Rena’s father was an alcoholic, and subjected the children and their mother to constant emotional and physical abuse.

Many years later one of her brothers, who worked in the justice system, told her that the abuse they suffered was worse than anything he ever saw.

Rena said her mother spoke to their priest about her abusive husband. ‘And of course, he told her that she married him for better, for worse, and so she stuck by that and would never leave him …

‘I think also that she was scared to leave him, because he would have sought us out and possibly killed all of us.’

In the early 70s, in her second year of high school in South Australia, Rena recalled having a ‘really lovely’ class teacher. ‘And I got punishment because I didn’t tolerate authority, which I can understand why. So one of my punishments was to write an essay on anything that I chose … And I chose to write about my family. And I think I did that so he was aware of the situation I was in. But also probably it was a cry for help.’

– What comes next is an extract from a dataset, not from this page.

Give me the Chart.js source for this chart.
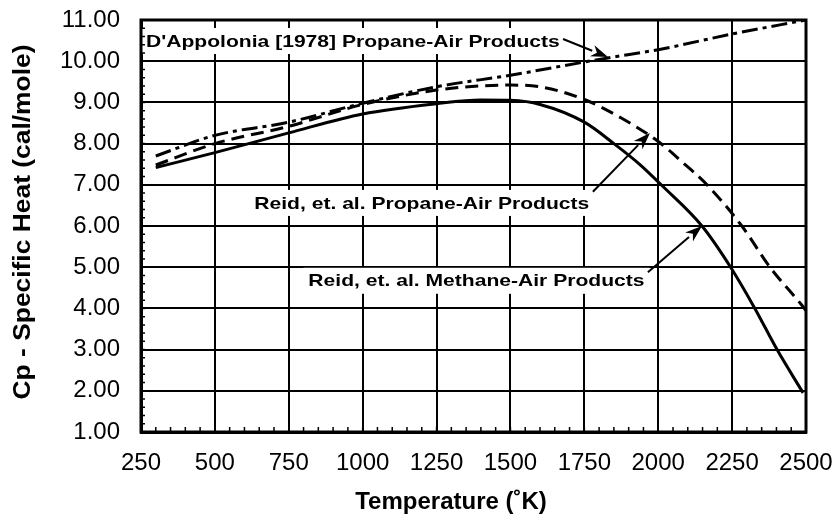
<!DOCTYPE html>
<html lang="en">
<head>
    <meta charset="UTF-8">
    <title>Specific Heat of Combustion Products</title>
    <script src="https://cdn.jsdelivr.net/npm/chart.js"></script>
    <style>
        body { margin: 0; background: #fff; }
        #wrap { width: 839px; height: 523px; position: relative; }
    </style>
</head>
<body>
    <div id="wrap"><canvas id="cpChart"></canvas></div>
    <script>
        // D'Appolonia [1978], propane-air products
        const dappTemp = [300, 500, 750, 1000, 1250, 1500, 1750, 1830, 2000, 2250, 2500];
        const dappCp   = [7.70, 8.20, 8.52, 8.98, 9.38, 9.66, 9.98, 10.08, 10.28, 10.66, 11.00];

        // Reid et al., propane-air products
        const propTemp = [300, 500, 750, 1000, 1250, 1400, 1500, 1600, 1750, 1875, 2000, 2080, 2165, 2283, 2378, 2480, 2500];
        const propCp   = [7.48, 8.00, 8.42, 8.95, 9.30, 9.40, 9.42, 9.38, 9.07, 8.62, 8.05, 7.56, 7.00, 6.00, 5.00, 4.13, 3.95];

        // Reid et al., methane-air products
        const methTemp = [300, 500, 750, 1000, 1250, 1400, 1500, 1600, 1750, 1850, 1940, 2010, 2148, 2245, 2327, 2402, 2490];
        const methCp   = [7.42, 7.78, 8.26, 8.72, 8.97, 9.06, 9.05, 8.95, 8.52, 8.00, 7.48, 7.00, 6.00, 5.00, 4.00, 3.00, 1.95];

        const xTicks = [250, 500, 750, 1000, 1250, 1500, 1750, 2000, 2250, 2500];
        const yTicks = [1, 2, 3, 4, 5, 6, 7, 8, 9, 10, 11];

        // callout labels with their arrows (temperature, cp)
        const notes = [
            { text: "D'Appolonia [1978] Propane-Air Products", at: [967, 10.49], tail: [1678, 10.54], tip: [1830, 10.10] },
            { text: 'Reid, et. al. Propane-Air Products', at: [1200, 6.56], tail: [1779, 6.83], tip: [1972, 8.26] },
            { text: 'Reid, et. al. Methane-Air Products', at: [1385, 4.67], tail: [1965, 4.88], tip: [2148, 6.00] }
        ];

        const toPoints = (xs, ys) => xs.map((t, i) => ({ x: t, y: ys[i] }));

        function wideText(ctx, text, cx, cy, stretch, angle) {
            ctx.save();
            ctx.translate(cx, cy);
            if (angle) ctx.rotate(angle);
            ctx.scale(stretch, 1);
            ctx.textAlign = 'center';
            ctx.textBaseline = 'middle';
            ctx.fillText(text, 0, 0);
            ctx.restore();
        }

        const overlay = {
            id: 'overlay',
            afterDatasetsDraw(chart) {
                const { ctx, scales: { x, y } } = chart;
                ctx.save();
                ctx.font = 'bold 17px "Liberation Sans", Arial, sans-serif';
                const stretch = 1.24;
                notes.forEach(n => {
                    const cx = x.getPixelForValue(n.at[0]);
                    const cy = y.getPixelForValue(n.at[1]);
                    const w = ctx.measureText(n.text).width * stretch;
                    ctx.fillStyle = '#fff';
                    ctx.fillRect(cx - w / 2 - 5, cy - 13, w + 10, 26);
                    ctx.fillStyle = '#000';
                    wideText(ctx, n.text, cx, cy + 1, stretch, 0);

                    // arrow
                    const x0 = x.getPixelForValue(n.tail[0]), y0 = y.getPixelForValue(n.tail[1]);
                    const x1 = x.getPixelForValue(n.tip[0]), y1 = y.getPixelForValue(n.tip[1]);
                    const ang = Math.atan2(y1 - y0, x1 - x0);
                    const len = 17, half = 6;
                    const bx = x1 - len * Math.cos(ang), by = y1 - len * Math.sin(ang);
                    ctx.strokeStyle = '#000';
                    ctx.lineWidth = 2;
                    ctx.beginPath();
                    ctx.moveTo(x0, y0);
                    ctx.lineTo(bx, by);
                    ctx.stroke();
                    ctx.beginPath();
                    ctx.moveTo(x1, y1);
                    ctx.lineTo(bx - half * Math.sin(ang), by + half * Math.cos(ang));
                    ctx.lineTo(x1 - 0.7 * len * Math.cos(ang), y1 - 0.7 * len * Math.sin(ang));
                    ctx.lineTo(bx + half * Math.sin(ang), by - half * Math.cos(ang));
                    ctx.closePath();
                    ctx.fill();
                });
                ctx.restore();
            },
            afterDraw(chart) {
                const { ctx, chartArea: a, scales: { x, y } } = chart;
                ctx.save();
                ctx.strokeStyle = '#000';

                // minor ticks along the left and bottom axes
                ctx.lineWidth = 1.5;
                ctx.beginPath();
                for (let t = 250; t <= 2500; t += 50) {
                    const px = x.getPixelForValue(t);
                    ctx.moveTo(px, a.bottom);
                    ctx.lineTo(px, a.bottom - 5);
                }
                for (let v = 1; v <= 11.001; v += 0.2) {
                    const py = y.getPixelForValue(v);
                    ctx.moveTo(a.left, py);
                    ctx.lineTo(a.left + 4, py);
                }
                ctx.stroke();

                ctx.lineWidth = 3;
                ctx.strokeRect(a.left, a.top, a.right - a.left, a.bottom - a.top);

                // axis titles
                ctx.fillStyle = '#000';
                ctx.font = 'bold 24px "Liberation Sans", Arial, sans-serif';
                wideText(ctx, 'Temperature (\u02DaK)', 451, 502, 1.0, 0);
                wideText(ctx, 'Cp - Specific Heat (cal/mole)', 23, 222, 1.1, -Math.PI / 2);
                ctx.restore();
            }
        };

        const tickFont = { family: '"Liberation Sans", Arial, sans-serif', size: 24 };

        const ctx = document.getElementById('cpChart').getContext('2d');
        new Chart(ctx, {
            type: 'line',
            data: {
                datasets: [
                    {
                        label: "D'Appolonia [1978] Propane-Air Products",
                        data: toPoints(dappTemp, dappCp),
                        borderColor: '#000',
                        borderWidth: 3,
                        borderDash: [16, 5, 4, 5],
                        pointRadius: 0,
                        cubicInterpolationMode: 'monotone'
                    },
                    {
                        label: 'Reid, et. al. Propane-Air Products',
                        data: toPoints(propTemp, propCp),
                        borderColor: '#000',
                        borderWidth: 3,
                        borderDash: [13, 7],
                        pointRadius: 0,
                        cubicInterpolationMode: 'monotone'
                    },
                    {
                        label: 'Reid, et. al. Methane-Air Products',
                        data: toPoints(methTemp, methCp),
                        borderColor: '#000',
                        borderWidth: 3,
                        pointRadius: 0,
                        cubicInterpolationMode: 'monotone'
                    }
                ]
            },
            options: {
                responsive: true,
                maintainAspectRatio: false,
                animation: false,
                layout: { padding: { left: 0, top: 20, right: 33, bottom: 0 } },
                scales: {
                    x: {
                        type: 'linear',
                        min: 250,
                        max: 2500,
                        afterBuildTicks: s => { s.ticks = xTicks.map(v => ({ value: v })); },
                        afterFit: s => { s.height = 91; s.paddingLeft = 0; s.paddingRight = 0; },
                        grid: { color: '#000', lineWidth: 2, drawTicks: false },
                        border: { color: '#000', width: 3 },
                        ticks: {
                            color: '#000',
                            padding: 17,
                            maxRotation: 0,
                            callback: v => String(v),
                            font: tickFont
                        }
                    },
                    y: {
                        min: 1,
                        max: 11,
                        afterBuildTicks: s => { s.ticks = yTicks.map(v => ({ value: v })); },
                        afterFit: s => { s.width = 141; s.paddingTop = 0; s.paddingBottom = 0; },
                        grid: { color: '#000', lineWidth: 2, drawTicks: false },
                        border: { color: '#000', width: 3 },
                        ticks: {
                            color: '#000',
                            padding: 21,
                            callback: v => v.toFixed(2),
                            font: tickFont
                        }
                    }
                },
                plugins: {
                    legend: { display: false },
                    tooltip: { enabled: false }
                }
            },
            plugins: [overlay]
        });
    </script>
</body>
</html>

Rena also remembered another teacher, Colin Franks. ‘There was one incident where I was with my girlfriend. And she was walking down the corridor and – I remember his words exactly – she went past him and his hand was sort of out and then he said, “My left hand brushed against her right breast”. And said that quite openly in the corridor.’

Rena realised that Franks knew about her violent home life. ‘He made some comment. I thought, “Yes, what I’ve put in my letter to my class teacher, you have either read that or you are aware of my situation”.’

One day that year, Franks offered Rena a lift home from school. ‘And then he drove not where I lived … and then stopped the car, and leant over and put his hand down into my shirt and felt my breasts. I felt really uncomfortable. I remember at one stage he did try to get into my pants and I thought, “No, this is wrong”. And shrugged him away and we left …

‘But then I do recall it happened on another occasion, and for the life of me I don’t know why I accepted a lift again. So it happened on two occasions. That was the extent of it, it was just feeling my breasts … I shouldn’t say “just”.’

Rena never reported the abuse. ‘I know I didn’t tell my mum because I wouldn’t want her to have been devastated by that incident. I think I had already told a couple of people about my home situation, and there was no response to it. There was certainly nobody coming forward saying “Perhaps you need to go into welfare” or something like that. And so I felt, if I had spoken to anybody about it, it may well have fallen on deaf ears.’

Until she came to the Royal Commission, Rena had never talked about the sexual abuse.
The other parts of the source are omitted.